DOWN RIVER
I've always been a big proponent of going with the flow, seeing where things lead in whatever situations we invent for ourselves. At first look this may seem passive and maybe even a little lazy in a world that can swallow you up while you are gazing at the clear, blue sky, as the boat drifts down river, picking up speed. Do you hear that? Nobody said anything about a waterfall.....
FANCESTOR has become such a ride. I left ancestry.com miles up river and now am paddling furiously through whitewater and submerged snags, ready to pull me under around every curve. Nobody could've even attempted this trip down river until recently. Without the help of my guides Google and Wikipedia, the bateau would've bottomed out- water too low. But now conditions are prime, my paddling skills have improved, and I can sense the subtle changes in the river's fabric just by the sun on the back of my neck and the taste of the spray on my parched lips. Every Osterhout I can dig up or find floating just below the surface, I grab by the scruff of the neck and muscle into the boat.
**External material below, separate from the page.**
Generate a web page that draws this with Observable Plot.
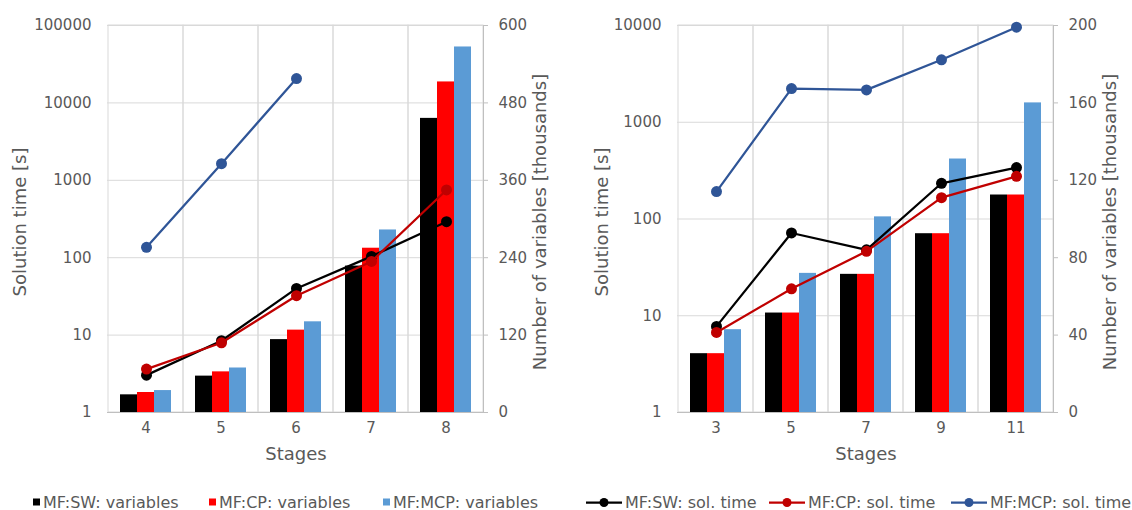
<!DOCTYPE html>
<html>
<head>
<meta charset="utf-8">
<script src="https://cdn.jsdelivr.net/npm/d3@7"></script>
<script src="https://cdn.jsdelivr.net/npm/@observablehq/plot@0.6"></script>
<style>
  body { margin: 0; background: #fff; font-family: "DejaVu Sans", sans-serif; }
  #chart { position: relative; width: 1132px; height: 510px; overflow: hidden; }
  .panel { position: absolute; top: 0; height: 470px; }
  .panel svg { position: absolute; left: 0; top: 0; }
  .bars text { fill: #595959; }
  #legend { position: absolute; left: 0; top: 470px; width: 1132px; height: 40px; font-size: 16px; color: #595959; }
  .item { position: absolute; top: 32px; transform: translateY(-50%); display: flex; align-items: center; white-space: nowrap; }
  .sq { width: 7px; height: 7px; margin-right: 3px; }
</style>
</head>
<body>
<div id="chart">
  <div class="panel" id="left"></div>
  <div class="panel" id="right"></div>
  <div id="legend"></div>
</div>
<script>
// ---------- data ----------
const seriesKeys = ["SW", "CP", "MCP"];
const varLabels = ["MF:SW: variables", "MF:CP: variables", "MF:MCP: variables"];
const timeLabels = ["MF:SW: sol. time", "MF:CP: sol. time", "MF:MCP: sol. time"];
const barColors = ["#000000", "#ff0000", "#5b9bd5"];
const lineColors = ["#000000", "#c00000", "#2f5597"];

// left panel
const stagesL = ["4", "5", "6", "7", "8"];
const varsL_SW = [27.4, 56.4, 113, 227, 456];
const varsL_CP = [31, 63, 127.7, 254.7, 512.5];
const varsL_MCP = [34, 69, 140.6, 283, 566.7];
const timeL_SW = [3.04, 8.45, 40.1, 104, 292];
const timeL_CP = [3.64, 7.96, 32.3, 89.5, 750];
const timeL_MCP = [136, 1641, 20600, null, null];
const logTicksL = [1, 10, 100, 1000, 10000, 100000];
const varTicksL = [0, 120, 240, 360, 480, 600];

// right panel
const stagesR = ["3", "5", "7", "9", "11"];
const varsR_SW = [30.4, 51.4, 71.4, 92.4, 112.4];
const varsR_CP = [30.4, 51.4, 71.4, 92.4, 112.4];
const varsR_MCP = [42.8, 71.9, 101.1, 131, 160];
const timeR_SW = [7.76, 71.7, 48, 234, 340];
const timeR_CP = [6.72, 19.0, 46.3, 166, 276];
const timeR_MCP = [192, 2230, 2160, 4420, 9600];
const logTicksR = [1, 10, 100, 1000, 10000];
const varTicksR = [0, 40, 80, 120, 160, 200];

// ---------- drawing ----------
const H = 470, MT = 25, MB = 58;
const FONT = "DejaVu Sans";

function drawPanel(el, cfg) {
  const {stages, vars, times, logTicks, varTicks, width, marginLeft, marginRight} = cfg;
  const logMax = logTicks[logTicks.length - 1];
  const varMax = varTicks[varTicks.length - 1];
  el.style.width = width + "px";
  el.style.left = cfg.left + "px";
  const baseStyle = {fontFamily: FONT, fontSize: "15px", color: "#595959", background: "transparent", overflow: "visible"};
  const common = {width, height: H, marginTop: MT, marginBottom: MB, marginLeft, marginRight};

  // Layer A: grid, left & bottom axes, titles
  const layerA = Plot.plot({
    ...common,
    style: baseStyle,
    x: {type: "band", domain: stages, padding: 0, tickSize: 0, tickPadding: 10, label: null},
    y: {type: "log", domain: [1, logMax], ticks: logTicks, tickFormat: d => String(d), tickSize: 0, tickPadding: 16, label: null},
    marks: [
      Plot.ruleY(logTicks, {stroke: "#d9d9d9"}),
      Plot.barY(stages, {x: d => d, y1: 1, y2: logMax, fill: "none", stroke: "#d9d9d9"}),
      Plot.ruleY([1], {stroke: "#bfbfbf"}),
      Plot.text(["Stages"], {text: d => d, frameAnchor: "bottom", lineAnchor: "middle", textAnchor: "middle", dy: 42, fontSize: 18}),
      Plot.text(["Solution time [s]"], {text: d => d, frameAnchor: "left", textAnchor: "middle", lineAnchor: "middle", dx: cfg.leftTitleDx, dy: 3, rotate: -90, fontSize: 18}),
      Plot.text(["Number of variables [thousands]"], {text: d => d, frameAnchor: "right", textAnchor: "middle", lineAnchor: "middle", dx: 56, dy: 3, rotate: -90, fontSize: 18})
    ]
  });

  // Layer B: grouped bars (variables), right linear axis
  const barTable = [];
  stages.forEach((s, i) => seriesKeys.forEach((k, j) => barTable.push({stage: s, series: k, value: vars[j][i]})));
  const layerB = Plot.plot({
    ...common,
    style: {...baseStyle, color: "#bfbfbf"},
    facet: {data: barTable, x: "stage"},
    fx: {domain: stages, padding: 0, axis: null, label: null},
    x: {domain: seriesKeys, paddingInner: 0, paddingOuter: 0.69, axis: null},
    y: {domain: [0, varMax], axis: "right", ticks: varTicks, tickSize: 4, tickPadding: 11, label: null, line: true},
    color: {domain: seriesKeys, range: barColors},
    marks: [
      Plot.barY(barTable, {x: "series", y: "value", fill: "series"})
    ]
  });
  layerB.classList.add("bars");

  // Layer C: solution-time lines on the log axis
  const lineMarks = [];
  seriesKeys.forEach((k, j) => {
    const pts = [];
    stages.forEach((s, i) => { if (times[j][i] != null) pts.push({stage: s, time: times[j][i]}); });
    lineMarks.push(Plot.line(pts, {x: "stage", y: "time", stroke: lineColors[j], strokeWidth: 2.25}));
    lineMarks.push(Plot.dot(pts, {x: "stage", y: "time", r: 5.5, fill: lineColors[j]}));
  });
  const layerC = Plot.plot({
    ...common,
    style: baseStyle,
    x: {type: "point", domain: stages, padding: 0.5, axis: null},
    y: {type: "log", domain: [1, logMax], axis: null},
    marks: lineMarks
  });

  el.append(layerA, layerB, layerC);
}

drawPanel(document.getElementById("left"), {
  left: 0, width: 566, marginLeft: 107, marginRight: 82, leftTitleDx: -87,
  stages: stagesL, vars: [varsL_SW, varsL_CP, varsL_MCP], times: [timeL_SW, timeL_CP, timeL_MCP],
  logTicks: logTicksL, varTicks: varTicksL
});
drawPanel(document.getElementById("right"), {
  left: 570, width: 562, marginLeft: 107, marginRight: 78, leftTitleDx: -75,
  stages: stagesR, vars: [varsR_SW, varsR_CP, varsR_MCP], times: [timeR_SW, timeR_CP, timeR_MCP],
  logTicks: logTicksR, varTicks: varTicksR
});

// ---------- legend ----------
const legend = document.getElementById("legend");
const barLegendX = [33, 209, 383];
const lineLegendX = [585, 768, 950];
varLabels.forEach((lab, j) => {
  const it = document.createElement("div");
  it.className = "item";
  it.style.left = barLegendX[j] + "px";
  it.innerHTML = `<span class="sq" style="background:${barColors[j]}"></span><span>${lab}</span>`;
  legend.appendChild(it);
});
timeLabels.forEach((lab, j) => {
  const it = document.createElement("div");
  it.className = "item";
  it.style.left = lineLegendX[j] + "px";
  const c = lineColors[j];
  it.innerHTML = `<svg width="38" height="12" style="margin-right:2px"><line x1="1" x2="37" y1="6" y2="6" stroke="${c}" stroke-width="2.25"/><circle cx="19" cy="6" r="4.5" fill="${c}"/></svg><span>${lab}</span>`;
  legend.appendChild(it);
});
</script>
</body>
</html>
A little CPR and they spit out their stories.
It's taken me ten months, and 201 pages to get to the "massacre" at Andrustown on July 18, 1778. I know that's not very far down river, but I've sprung some leaks and made a few wrong turns only to scape bottom and grind to a halt. The Osterhouts are listed amongst the seven families memorialized on a plaque just down the road from the Russian Orthodox Monastery that now sits where the scalpings and kidnapping took place in July '78. But it's not Andrustown that I want to tell you about. Two days ago I discovered Mildred Osterhout Fahrni six pages down a rocky, small set of rapids. Never heard of her? That's not surprising. She's Canadian.
Born the same year as my grandfather, Wray Osterhout, in 1900, as a young idealistic teacher the 18 year old Mildred taught the Doukhobors, hung out with Mahatma Gandhi and sang hymns with Dr. Martin Luther King, living a long and interesting life, dying in 1992. Not all Osterhouts were chain smoking shitbirds, boring farmers or Calico Indians. I'll let Mildred take the stern and sit back as she steers and determines where the bateau travels.
The Doukhobors were a Russian cult expelled from the motherland in the late 19th century. Canada took in 8000 of them around 1900 and by 1918 they'd become an embarrassment to Canada. The Doukhobors were nothing if not complex. Loosely translated as "Warriors for Christ" they did not believe in the institutional church, education, modernity, the industrial revolution or war. And these radical pacifists, when faced with conscription into the Canadian military during WWI, protested in their own unique way. They gathered at a predetermined spot, stripped out of their clothes and marched through town and the Manitoba countryside. If anyone disagreed with them they burned their barn. Arson was extreme but not violent. I'm not certain Gandhi would agree. The Canadians reacted by rounding up all the Doukhobor children and attempted to "civilize" them. Mildred O. Fahrni was hired to assimilate them and convince them to keep their clothes on. It had the opposite effect. Mildred didn't convert the children. Instead she became their advocate.
I thanked Mildred for her piloting skills and took back the paddle. With a few clicks I had discovered just how Mildred came to walk with Gandhi. Her uncle was the obscure (but equally fascinating) missionary Dr. S.S. Osterhout. His father was......and within a matter of minutes I was back in NY in 1778 paddling furiously upstream in the swollen Mohawk River, following one of Butler's Rangers. In this bateau sits Walter Butler, Joseph Brant, John Cornplanter, Governor Blacksnake and Mildred's great, great, great.....grandfather William Osterhout. This is how the Osterhouts got to Canada and marched (naked?) with the Doukhobors. William Osterhout, unlike all the other kin I've come across, fought with the British. After the Revolution he was granted a 500 acre tract of land near Toronto. Google "Osterhout cabin." William's homestead still exists, listed as "one of the oldest" structures in Toronto, if not all of Canada. The only reason it's still there is because an artist colony known as The Guild, devoted to saving endangered historic architecture bought the property and then........I look up and spy all these beautiful, naked, flower strewn people wallowing in a mud puddle. It's the longest day of the year at GNJohn's. Happy solstice.